- Starring: Jinx Falkenburg Tex McCrary
- Country of origin: United States

Production
- Running time: 15 minutes

Original release
- Network: NBC Television
- Release: January 5 – April 13, 1947

= Bristol-Myers Tele-Varieties =

Bristol-Myers Tele-Varieties is a TV series which was initially broadcast locally on New York's WNBT (now WNBC) beginning in December 1946. It then began running on the NBC Television Network on January 5, 1947, on Sunday evenings from 8:15 to 8:30 p.m. Eastern Time. It replaced Geographically Speaking, which had also been sponsored by Bristol-Myers.
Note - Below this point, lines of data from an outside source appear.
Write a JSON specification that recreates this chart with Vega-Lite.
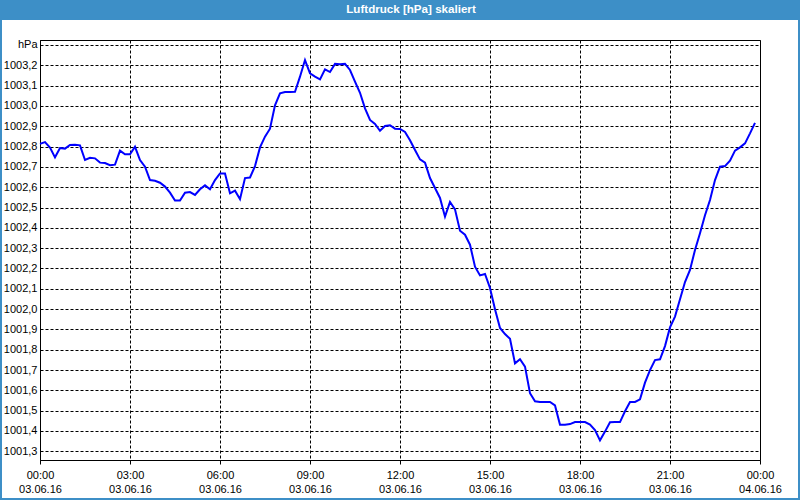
{
  "$schema": "https://vega.github.io/schema/vega-lite/v6.json",
  "width": 720,
  "height": 420,
  "autosize": {"type": "none"},
  "padding": {"left": 40, "top": 40, "right": 40, "bottom": 40},
  "background": "#ffffff",
  "resolve": {"axis": {"x": "independent", "y": "independent"}},
  "config": {
    "view": {"stroke": "#000000", "strokeWidth": 1, "fill": "#ffffff"},
    "axis": {
      "labelFont": "Liberation Sans",
      "labelFontSize": 11,
      "labelColor": "#000000",
      "domainColor": "#000000",
      "tickColor": "#000000",
      "gridColor": "#000000",
      "gridDash": [3, 2],
      "gridWidth": 1,
      "labelOverlap": false,
      "labelFlush": false
    }
  },
  "layer": [
    {
      "data": {"values": [
        {"t": "2016-06-03T00:00", "p": 1002.813}, {"t": "2016-06-03T00:10", "p": 1002.822}, {"t": "2016-06-03T00:20", "p": 1002.795}, {"t": "2016-06-03T00:30", "p": 1002.747}, {"t": "2016-06-03T00:40", "p": 1002.793}, {"t": "2016-06-03T00:50", "p": 1002.790},
        {"t": "2016-06-03T01:00", "p": 1002.808}, {"t": "2016-06-03T01:10", "p": 1002.809}, {"t": "2016-06-03T01:20", "p": 1002.806}, {"t": "2016-06-03T01:30", "p": 1002.734}, {"t": "2016-06-03T01:40", "p": 1002.745}, {"t": "2016-06-03T01:50", "p": 1002.742},
        {"t": "2016-06-03T02:00", "p": 1002.721}, {"t": "2016-06-03T02:10", "p": 1002.719}, {"t": "2016-06-03T02:20", "p": 1002.708}, {"t": "2016-06-03T02:30", "p": 1002.711}, {"t": "2016-06-03T02:40", "p": 1002.780}, {"t": "2016-06-03T02:50", "p": 1002.762},
        {"t": "2016-06-03T03:00", "p": 1002.762}, {"t": "2016-06-03T03:10", "p": 1002.799}, {"t": "2016-06-03T03:20", "p": 1002.734}, {"t": "2016-06-03T03:30", "p": 1002.701}, {"t": "2016-06-03T03:40", "p": 1002.635}, {"t": "2016-06-03T03:50", "p": 1002.632},
        {"t": "2016-06-03T04:00", "p": 1002.622}, {"t": "2016-06-03T04:10", "p": 1002.603}, {"t": "2016-06-03T04:20", "p": 1002.573}, {"t": "2016-06-03T04:30", "p": 1002.534}, {"t": "2016-06-03T04:40", "p": 1002.534}, {"t": "2016-06-03T04:50", "p": 1002.573},
        {"t": "2016-06-03T05:00", "p": 1002.576}, {"t": "2016-06-03T05:10", "p": 1002.562}, {"t": "2016-06-03T05:20", "p": 1002.590}, {"t": "2016-06-03T05:30", "p": 1002.609}, {"t": "2016-06-03T05:40", "p": 1002.590}, {"t": "2016-06-03T05:50", "p": 1002.635},
        {"t": "2016-06-03T06:00", "p": 1002.668}, {"t": "2016-06-03T06:10", "p": 1002.668}, {"t": "2016-06-03T06:20", "p": 1002.570}, {"t": "2016-06-03T06:30", "p": 1002.583}, {"t": "2016-06-03T06:40", "p": 1002.541}, {"t": "2016-06-03T06:50", "p": 1002.645},
        {"t": "2016-06-03T07:00", "p": 1002.648}, {"t": "2016-06-03T07:10", "p": 1002.704}, {"t": "2016-06-03T07:20", "p": 1002.796}, {"t": "2016-06-03T07:30", "p": 1002.849}, {"t": "2016-06-03T07:40", "p": 1002.888}, {"t": "2016-06-03T07:50", "p": 1003.003},
        {"t": "2016-06-03T08:00", "p": 1003.062}, {"t": "2016-06-03T08:10", "p": 1003.069}, {"t": "2016-06-03T08:20", "p": 1003.069}, {"t": "2016-06-03T08:30", "p": 1003.070}, {"t": "2016-06-03T08:40", "p": 1003.144}, {"t": "2016-06-03T08:50", "p": 1003.226},
        {"t": "2016-06-03T09:00", "p": 1003.161}, {"t": "2016-06-03T09:10", "p": 1003.144}, {"t": "2016-06-03T09:20", "p": 1003.131}, {"t": "2016-06-03T09:30", "p": 1003.180}, {"t": "2016-06-03T09:40", "p": 1003.167}, {"t": "2016-06-03T09:50", "p": 1003.207},
        {"t": "2016-06-03T10:00", "p": 1003.205}, {"t": "2016-06-03T10:10", "p": 1003.207}, {"t": "2016-06-03T10:20", "p": 1003.177}, {"t": "2016-06-03T10:30", "p": 1003.120}, {"t": "2016-06-03T10:40", "p": 1003.065}, {"t": "2016-06-03T10:50", "p": 1002.988},
        {"t": "2016-06-03T11:00", "p": 1002.931}, {"t": "2016-06-03T11:10", "p": 1002.911}, {"t": "2016-06-03T11:20", "p": 1002.878}, {"t": "2016-06-03T11:30", "p": 1002.901}, {"t": "2016-06-03T11:40", "p": 1002.905}, {"t": "2016-06-03T11:50", "p": 1002.888},
        {"t": "2016-06-03T12:00", "p": 1002.887}, {"t": "2016-06-03T12:10", "p": 1002.872}, {"t": "2016-06-03T12:20", "p": 1002.831}, {"t": "2016-06-03T12:30", "p": 1002.783}, {"t": "2016-06-03T12:40", "p": 1002.737}, {"t": "2016-06-03T12:50", "p": 1002.721},
        {"t": "2016-06-03T13:00", "p": 1002.645}, {"t": "2016-06-03T13:10", "p": 1002.596}, {"t": "2016-06-03T13:20", "p": 1002.547}, {"t": "2016-06-03T13:30", "p": 1002.455}, {"t": "2016-06-03T13:40", "p": 1002.527}, {"t": "2016-06-03T13:50", "p": 1002.491},
        {"t": "2016-06-03T14:00", "p": 1002.386}, {"t": "2016-06-03T14:10", "p": 1002.366}, {"t": "2016-06-03T14:20", "p": 1002.317}, {"t": "2016-06-03T14:30", "p": 1002.209}, {"t": "2016-06-03T14:40", "p": 1002.166}, {"t": "2016-06-03T14:50", "p": 1002.173},
        {"t": "2016-06-03T15:00", "p": 1002.104}, {"t": "2016-06-03T15:10", "p": 1001.999}, {"t": "2016-06-03T15:20", "p": 1001.907}, {"t": "2016-06-03T15:30", "p": 1001.877}, {"t": "2016-06-03T15:40", "p": 1001.854}, {"t": "2016-06-03T15:50", "p": 1001.733},
        {"t": "2016-06-03T16:00", "p": 1001.753}, {"t": "2016-06-03T16:10", "p": 1001.717}, {"t": "2016-06-03T16:20", "p": 1001.586}, {"t": "2016-06-03T16:30", "p": 1001.546}, {"t": "2016-06-03T16:40", "p": 1001.543}, {"t": "2016-06-03T16:50", "p": 1001.543},
        {"t": "2016-06-03T17:00", "p": 1001.543}, {"t": "2016-06-03T17:10", "p": 1001.526}, {"t": "2016-06-03T17:20", "p": 1001.431}, {"t": "2016-06-03T17:30", "p": 1001.431}, {"t": "2016-06-03T17:40", "p": 1001.434}, {"t": "2016-06-03T17:50", "p": 1001.444},
        {"t": "2016-06-03T18:00", "p": 1001.444}, {"t": "2016-06-03T18:10", "p": 1001.444}, {"t": "2016-06-03T18:20", "p": 1001.432}, {"t": "2016-06-03T18:30", "p": 1001.405}, {"t": "2016-06-03T18:40", "p": 1001.354}, {"t": "2016-06-03T18:50", "p": 1001.397},
        {"t": "2016-06-03T19:00", "p": 1001.443}, {"t": "2016-06-03T19:10", "p": 1001.444}, {"t": "2016-06-03T19:20", "p": 1001.444}, {"t": "2016-06-03T19:30", "p": 1001.497}, {"t": "2016-06-03T19:40", "p": 1001.543}, {"t": "2016-06-03T19:50", "p": 1001.543},
        {"t": "2016-06-03T20:00", "p": 1001.556}, {"t": "2016-06-03T20:10", "p": 1001.638}, {"t": "2016-06-03T20:20", "p": 1001.700}, {"t": "2016-06-03T20:30", "p": 1001.749}, {"t": "2016-06-03T20:40", "p": 1001.753}, {"t": "2016-06-03T20:50", "p": 1001.818},
        {"t": "2016-06-03T21:00", "p": 1001.910}, {"t": "2016-06-03T21:10", "p": 1001.963}, {"t": "2016-06-03T21:20", "p": 1002.048}, {"t": "2016-06-03T21:30", "p": 1002.133}, {"t": "2016-06-03T21:40", "p": 1002.193}, {"t": "2016-06-03T21:50", "p": 1002.291},
        {"t": "2016-06-03T22:00", "p": 1002.373}, {"t": "2016-06-03T22:10", "p": 1002.462}, {"t": "2016-06-03T22:20", "p": 1002.537}, {"t": "2016-06-03T22:30", "p": 1002.635}, {"t": "2016-06-03T22:40", "p": 1002.701}, {"t": "2016-06-03T22:50", "p": 1002.704},
        {"t": "2016-06-03T23:00", "p": 1002.731}, {"t": "2016-06-03T23:10", "p": 1002.780}, {"t": "2016-06-03T23:20", "p": 1002.796}, {"t": "2016-06-03T23:30", "p": 1002.816}, {"t": "2016-06-03T23:40", "p": 1002.865}, {"t": "2016-06-03T23:50", "p": 1002.917}
      ]},
      "mark": {"type": "line", "color": "#0000ff", "strokeWidth": 2},
      "encoding": {
        "x": {
          "field": "t",
          "type": "temporal",
          "scale": {"domain": [{"year": 2016, "month": 6, "date": 3, "hours": 0}, {"year": 2016, "month": 6, "date": 4, "hours": 0}], "nice": false},
          "axis": {
            "orient": "bottom",
            "title": null,
            "values": [
              {"year": 2016, "month": 6, "date": 3, "hours": 0},
              {"year": 2016, "month": 6, "date": 3, "hours": 3},
              {"year": 2016, "month": 6, "date": 3, "hours": 6},
              {"year": 2016, "month": 6, "date": 3, "hours": 9},
              {"year": 2016, "month": 6, "date": 3, "hours": 12},
              {"year": 2016, "month": 6, "date": 3, "hours": 15},
              {"year": 2016, "month": 6, "date": 3, "hours": 18},
              {"year": 2016, "month": 6, "date": 3, "hours": 21},
              {"year": 2016, "month": 6, "date": 4, "hours": 0}
            ],
            "tickSize": 4,
            "labelPadding": 5,
            "labelLineHeight": 14.5,
            "labelExpr": "[timeFormat(datum.value, '%H:%M'), timeFormat(datum.value, '%d.%m.%y')]",
            "grid": true
          }
        },
        "y": {
          "field": "p",
          "type": "quantitative",
          "scale": {"domain": [1001.2572, 1003.3246], "nice": false, "zero": false},
          "axis": {
            "orient": "left",
            "title": null,
            "values": [1001.3, 1001.4, 1001.5, 1001.6, 1001.7, 1001.8, 1001.9, 1002.0, 1002.1, 1002.2, 1002.3, 1002.4, 1002.5, 1002.6, 1002.7, 1002.8, 1002.9, 1003.0, 1003.1, 1003.2, 1003.3],
            "ticks": false,
            "labelPadding": 3,
            "grid": true,
            "labelExpr": "datum.value > 1003.25 ? 'hPa' : replace(format(datum.value, '.1f'), '.', ',')"
          }
        }
      }
    },
    {
      "data": {"values": [{"part": "window"}]},
      "mark": {"type": "rect", "filled": false, "fillOpacity": 0, "color": "#3d8fc7", "strokeWidth": 4, "clip": false},
      "encoding": {
        "x": {"datum": {"year": 2016, "month": 6, "date": 2, "hours": 22, "minutes": 40}, "type": "temporal", "axis": null},
        "x2": {"datum": {"year": 2016, "month": 6, "date": 4, "hours": 1, "minutes": 20}},
        "y": {"datum": 1003.5215, "type": "quantitative", "axis": null},
        "y2": {"datum": 1001.0603}
      }
    },
    {
      "data": {"values": [{"part": "titlebar"}]},
      "mark": {"type": "rect", "color": "#3d8fc7", "clip": false},
      "encoding": {
        "x": {"datum": {"year": 2016, "month": 6, "date": 2, "hours": 22, "minutes": 40}, "type": "temporal", "axis": null},
        "x2": {"datum": {"year": 2016, "month": 6, "date": 4, "hours": 1, "minutes": 20}},
        "y": {"datum": 1003.5215, "type": "quantitative", "axis": null},
        "y2": {"datum": 1003.4231}
      }
    },
    {
      "data": {"values": [{"label": "Luftdruck [hPa] skaliert"}]},
      "mark": {"type": "text", "color": "#ffffff", "font": "Liberation Sans", "fontSize": 11.6, "fontWeight": "bold", "align": "center", "baseline": "middle", "clip": false},
      "encoding": {
        "text": {"field": "label"},
        "x": {"datum": {"year": 2016, "month": 6, "date": 3, "hours": 12, "minutes": 22}, "type": "temporal", "axis": null},
        "y": {"datum": 1003.4723, "type": "quantitative", "axis": null}
      }
    }
  ]
}
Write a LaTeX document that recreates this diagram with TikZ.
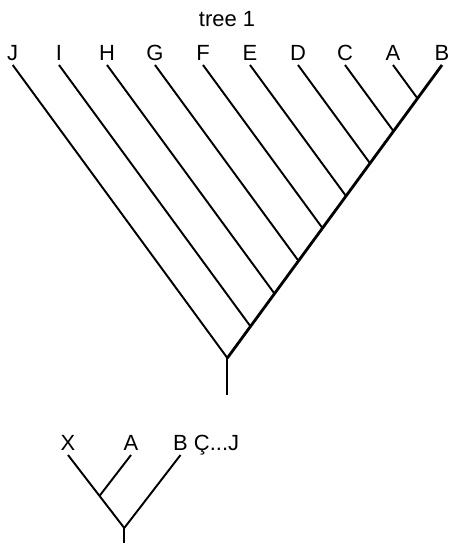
\documentclass[tikz,border=0pt]{standalone}
\usepackage{fontspec}
\setmainfont{Liberation Sans}
\usetikzlibrary{calc, positioning}

\begin{document}
\begin{tikzpicture}[
        x=0.02cm, y=-0.02cm,
        taxon/.style={
            font=\fontsize{12.5}{14}\selectfont, inner sep=2.3pt, anchor=south
        },
        title/.style={
            font=\fontsize{12.5}{14}\selectfont, inner sep=0pt
        },
        branch/.style={draw=black, line width=1.1pt},
        spine/.style={draw=black, line width=1.6pt},
        stem/.style={draw=black, line width=1.2pt}
    ]

    \useasboundingbox (0,0) rectangle (449,543);

    % Title
    \node[title] (title) at (227,19) {tree 1};

    % Tree 1: tips and labels
    \foreach \name/\tx in {J/12.7, I/59, H/107, G/155, F/203, E/250, D/298, C/345, A/393, B/442} {
        \coordinate (t\name) at (\tx,65);
        \node[taxon] (l\name) at (t\name) {\name};
    }

    % Tree 1: junctions on the spine and side branches
    \foreach \name/\tx in {J/12.7, I/59, H/107, G/155, F/203, E/250, D/298, C/345, A/393} {
        \pgfmathsetmacro\jx{(442+\tx)/2}
        \pgfmathsetmacro\jy{65+1.365*(442-\tx)/2}
        \coordinate (j\name) at (\jx,\jy);
        \draw[branch] (t\name) -- (j\name);
    }

    % Tree 1: spine and stem
    \coordinate (base) at (227.35,395);
    \draw[spine] (tB) -- (jJ);
    \draw[stem] (jJ) -- (base);

    % Tree 2: tips and labels
    \coordinate (tX) at (68,455);
    \coordinate (tA2) at (131,455);
    \coordinate (tB2) at (180.5,455);
    \node[taxon] (lX) at (tX) {X};
    \node[taxon] (lA2) at (tA2) {A};
    \node[taxon] (lB2) at (tB2) {B};
    \node[taxon, anchor=base west, base right=-1.5pt of lB2] (lrest) {Ç...J};

    % Tree 2: junctions
    \coordinate (jXA) at (99.5,495.9);
    \coordinate (root2) at (124.25,528);
    \coordinate (base2) at (124.25,543);

    % Tree 2: branches
    \draw[branch] (tX) -- (root2);
    \draw[branch] (tA2) -- (jXA);
    \draw[branch] (tB2) -- (root2);
    \draw[stem] (root2) -- (base2);

\end{tikzpicture}
\end{document}
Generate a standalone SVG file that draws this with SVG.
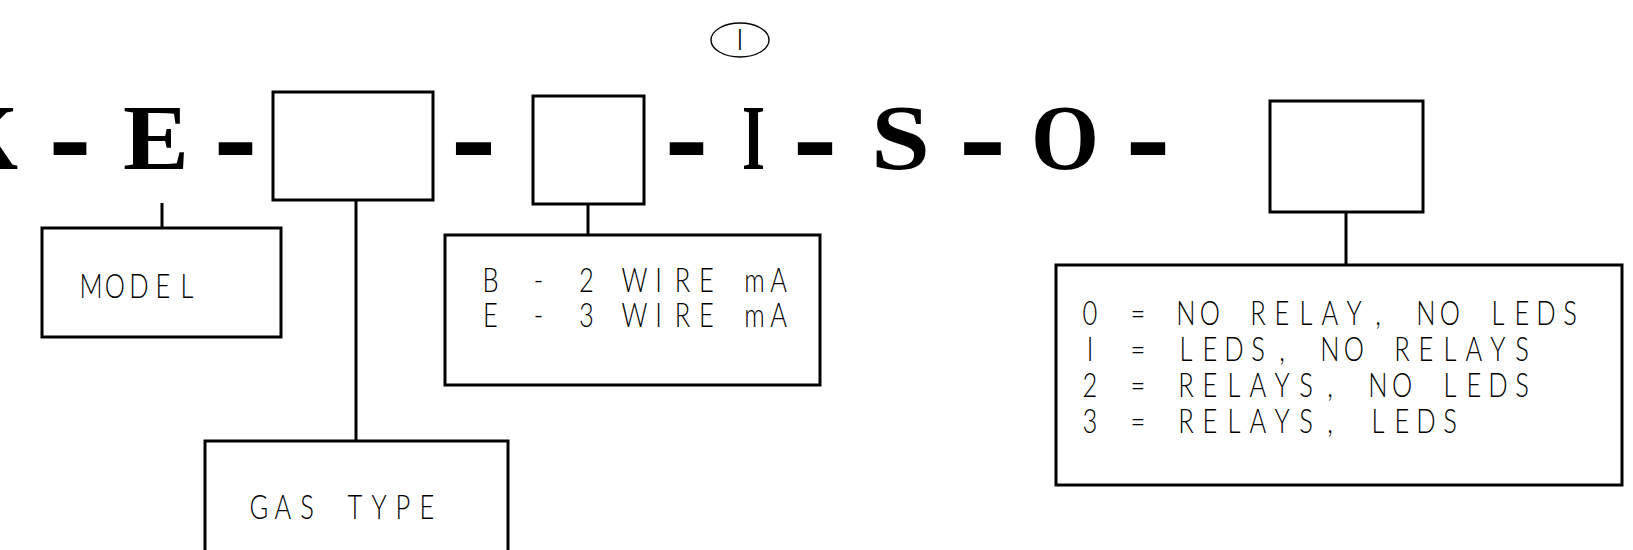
<svg xmlns="http://www.w3.org/2000/svg" width="1633" height="550" viewBox="0 0 1633 550">
<style>
.box{fill:none;stroke:#000;stroke-width:3;stroke-linejoin:miter}
.con{stroke:#000;stroke-width:3;fill:none}
.big{font-family:"Liberation Serif",serif;font-weight:bold;font-size:94px;fill:#000}
.dash{font-family:"Liberation Serif",serif;font-weight:bold;font-size:150px;fill:#000}
.lbl{font-family:Lato,"DejaVu Sans",sans-serif;font-weight:300;font-size:34px;fill:#000;text-anchor:middle}
.rev{font-family:Lato,"DejaVu Sans",sans-serif;font-weight:300;font-size:30px;fill:#000;text-anchor:middle}
</style>
<rect width="1633" height="550" fill="#fff"/>
<g id="revision">
<ellipse cx="740" cy="40" rx="29" ry="17" fill="none" stroke="#000" stroke-width="1.4"/>
<text class="rev" x="740" y="50">I</text>
</g>
<g id="model-code">
<text class="big" x="-45" y="169" textLength="63" lengthAdjust="spacingAndGlyphs">K</text>
<text class="dash" x="49" y="184" textLength="42" lengthAdjust="spacingAndGlyphs">-</text>
<text class="big" x="123" y="169" textLength="66" lengthAdjust="spacingAndGlyphs">E</text>
<text class="dash" x="214" y="184" textLength="43" lengthAdjust="spacingAndGlyphs">-</text>
<text class="big" x="451" y="184" textLength="45" lengthAdjust="spacingAndGlyphs" style="font-size:150px">-</text>
<text class="dash" x="665" y="184" textLength="43" lengthAdjust="spacingAndGlyphs">-</text>
<text class="big" x="742" y="169" textLength="23" lengthAdjust="spacingAndGlyphs">I</text>
<text class="dash" x="793" y="184" textLength="44" lengthAdjust="spacingAndGlyphs">-</text>
<text class="big" x="871" y="169" textLength="59" lengthAdjust="spacingAndGlyphs">S</text>
<text class="dash" x="959" y="184" textLength="47" lengthAdjust="spacingAndGlyphs">-</text>
<text class="big" x="1031" y="169" textLength="68" lengthAdjust="spacingAndGlyphs">O</text>
<text class="dash" x="1126" y="184" textLength="44" lengthAdjust="spacingAndGlyphs">-</text>
</g>
<g id="gas-code-box"><rect class="box" x="273" y="92" width="160" height="108"/></g>
<g id="output-code-box"><rect class="box" x="533" y="96" width="111" height="108"/></g>
<g id="option-code-box"><rect class="box" x="1270" y="101" width="153" height="111"/></g>
<g id="connectors">
<line class="con" x1="162" y1="203" x2="162" y2="228"/>
<line class="con" x1="356" y1="200" x2="356" y2="441"/>
<line class="con" x1="588" y1="204" x2="588" y2="235"/>
<line class="con" x1="1346" y1="212" x2="1346" y2="265"/>
</g>
<g id="model">
<rect class="box" x="42" y="228" width="239" height="109"/>
<text class="lbl" transform="scale(0.75 1)" x="121.3 153.3 185.3 217.3 249.3" y="298">MODEL</text>
</g>
<g id="gas-type">
<rect class="box" x="205" y="441" width="303" height="130"/>
<text class="lbl" transform="scale(0.75 1)" x="345.3 377.3 409.3 441.3 473.3 505.3 537.3 569.3" y="519">GAS TYPE</text>
</g>
<g id="output-type">
<rect class="box" x="445" y="235" width="375" height="150"/>
<text class="lbl" transform="scale(0.75 1)" x="654 686 718 750 782 814 846 878 910 942 974 1006 1038" y="292">B - 2 WIRE mA</text>
<text class="lbl" transform="scale(0.75 1)" x="654 686 718 750 782 814 846 878 910 942 974 1006 1038" y="327">E - 3 WIRE mA</text>
</g>
<g id="options">
<rect class="box" x="1056" y="265" width="566" height="220"/>
<text class="lbl" transform="scale(0.75 1)" x="1453.3 1485.3 1517.3 1549.3 1581.3 1613.3 1645.3 1677.3 1709.3 1741.3 1773.3 1805.3 1837.3 1869.3 1901.3 1933.3 1965.3 1997.3 2029.3 2061.3 2093.3" y="325">0 = NO RELAY, NO LEDS</text>
<text class="lbl" transform="scale(0.75 1)" x="1453.3 1485.3 1517.3 1549.3 1581.3 1613.3 1645.3 1677.3 1709.3 1741.3 1773.3 1805.3 1837.3 1869.3 1901.3 1933.3 1965.3 1997.3 2029.3" y="361">I = LEDS, NO RELAYS</text>
<text class="lbl" transform="scale(0.75 1)" x="1453.3 1485.3 1517.3 1549.3 1581.3 1613.3 1645.3 1677.3 1709.3 1741.3 1773.3 1805.3 1837.3 1869.3 1901.3 1933.3 1965.3 1997.3 2029.3" y="397">2 = RELAYS, NO LEDS</text>
<text class="lbl" transform="scale(0.75 1)" x="1453.3 1485.3 1517.3 1549.3 1581.3 1613.3 1645.3 1677.3 1709.3 1741.3 1773.3 1805.3 1837.3 1869.3 1901.3 1933.3" y="433">3 = RELAYS, LEDS</text>
</g>
</svg>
The show tried different formats during its run, the most successful arguably being when the show was hosted by the wife-and-husband team of Jinx Falkenburg and Tex McCrary beginning in March 1947. This version was an adaptation of their popular Hi Jinx radio program, and included interviews with celebrities. In March 1947 it was moved to 8 to 8:15 p.m. E. T. on Sundays, and it ended on April 13, 1947.

Wes McKee was the producer, and Roger Muir was the director.

==Critical response==
The review in the trade publication Variety for the show's premiere as a local variety show was highly negative, stating that "Gags are corny to the extreme, continuity is lacking and the commercial is the kind to make viewers squirm in distaste".

The review in Variety upon the introduction of Jinx Falkenburg and Tex McCrary as hosts was much more positive. It complimented the couple's chatter, photogenic qualities, and stage presence. It also praised the integration of the Ipana commercial into the episode and noted the good work of the producer and director.